**EXERCISE OBJECTIVE:** Starting with the first line below, extract each line through the one that contains "plt.rcParams['font.family'] = ['Liberation", inclusive, excluding pictures.

**LISTED ENTRIES:**
§ §

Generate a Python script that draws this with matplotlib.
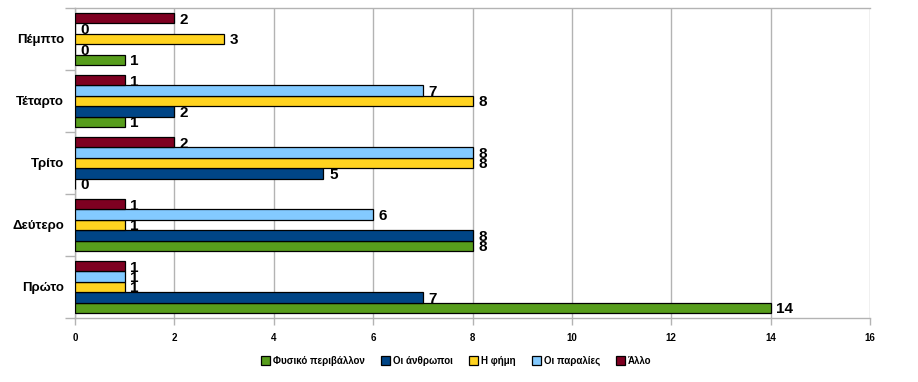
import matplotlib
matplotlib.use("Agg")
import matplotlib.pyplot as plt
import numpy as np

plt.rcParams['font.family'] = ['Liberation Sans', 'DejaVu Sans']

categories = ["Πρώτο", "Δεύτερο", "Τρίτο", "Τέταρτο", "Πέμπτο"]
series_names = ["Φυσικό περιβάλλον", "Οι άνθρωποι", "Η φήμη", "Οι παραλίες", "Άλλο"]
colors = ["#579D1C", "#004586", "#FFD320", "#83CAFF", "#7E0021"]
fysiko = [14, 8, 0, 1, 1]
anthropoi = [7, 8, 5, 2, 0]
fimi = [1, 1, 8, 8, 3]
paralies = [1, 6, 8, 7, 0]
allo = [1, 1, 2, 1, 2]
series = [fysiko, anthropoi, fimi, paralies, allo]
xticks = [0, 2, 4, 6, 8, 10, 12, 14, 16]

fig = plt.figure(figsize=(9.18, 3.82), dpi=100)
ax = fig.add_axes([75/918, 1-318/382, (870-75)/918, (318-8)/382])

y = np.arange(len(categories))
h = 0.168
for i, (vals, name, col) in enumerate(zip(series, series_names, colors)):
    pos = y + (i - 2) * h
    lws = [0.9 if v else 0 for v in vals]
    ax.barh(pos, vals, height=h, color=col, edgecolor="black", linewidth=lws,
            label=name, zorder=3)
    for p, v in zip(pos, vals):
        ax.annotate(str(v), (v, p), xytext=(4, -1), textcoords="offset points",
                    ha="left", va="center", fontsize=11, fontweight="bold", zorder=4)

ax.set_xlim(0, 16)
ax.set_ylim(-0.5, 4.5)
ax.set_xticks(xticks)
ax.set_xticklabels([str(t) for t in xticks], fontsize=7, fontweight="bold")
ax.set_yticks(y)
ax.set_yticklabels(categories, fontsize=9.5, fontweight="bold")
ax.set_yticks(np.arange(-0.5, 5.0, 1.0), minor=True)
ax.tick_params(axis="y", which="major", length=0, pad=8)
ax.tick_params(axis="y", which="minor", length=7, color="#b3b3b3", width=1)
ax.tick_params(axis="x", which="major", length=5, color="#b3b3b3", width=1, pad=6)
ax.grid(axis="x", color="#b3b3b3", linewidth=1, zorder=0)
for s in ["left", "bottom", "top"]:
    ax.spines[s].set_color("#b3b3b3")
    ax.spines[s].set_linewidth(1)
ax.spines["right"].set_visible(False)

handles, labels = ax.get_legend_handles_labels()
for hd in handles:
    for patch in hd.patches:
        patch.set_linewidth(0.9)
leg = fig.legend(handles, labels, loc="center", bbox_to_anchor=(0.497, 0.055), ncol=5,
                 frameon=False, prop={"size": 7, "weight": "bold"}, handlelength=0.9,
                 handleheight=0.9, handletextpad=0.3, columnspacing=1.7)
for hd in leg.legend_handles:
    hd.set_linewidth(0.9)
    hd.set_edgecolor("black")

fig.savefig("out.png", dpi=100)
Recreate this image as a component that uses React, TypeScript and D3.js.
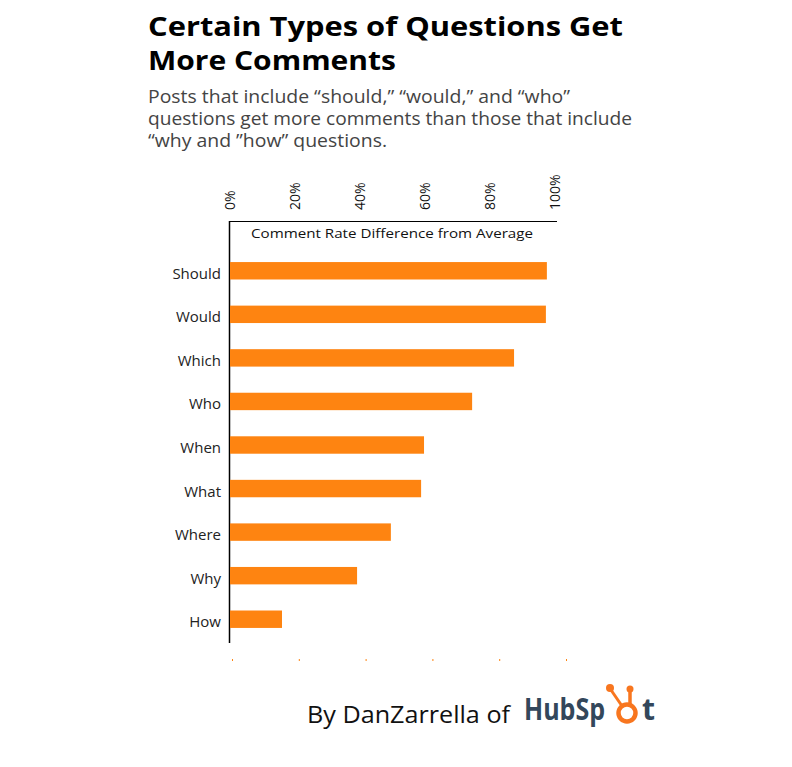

§ §

**WRITTEN ANSWER:**
Generate a Python script that draws this with matplotlib.
import matplotlib
matplotlib.use("Agg")
import matplotlib.pyplot as plt
import numpy as np

plt.rcParams['font.family'] = ['Liberation Sans', 'DejaVu Sans']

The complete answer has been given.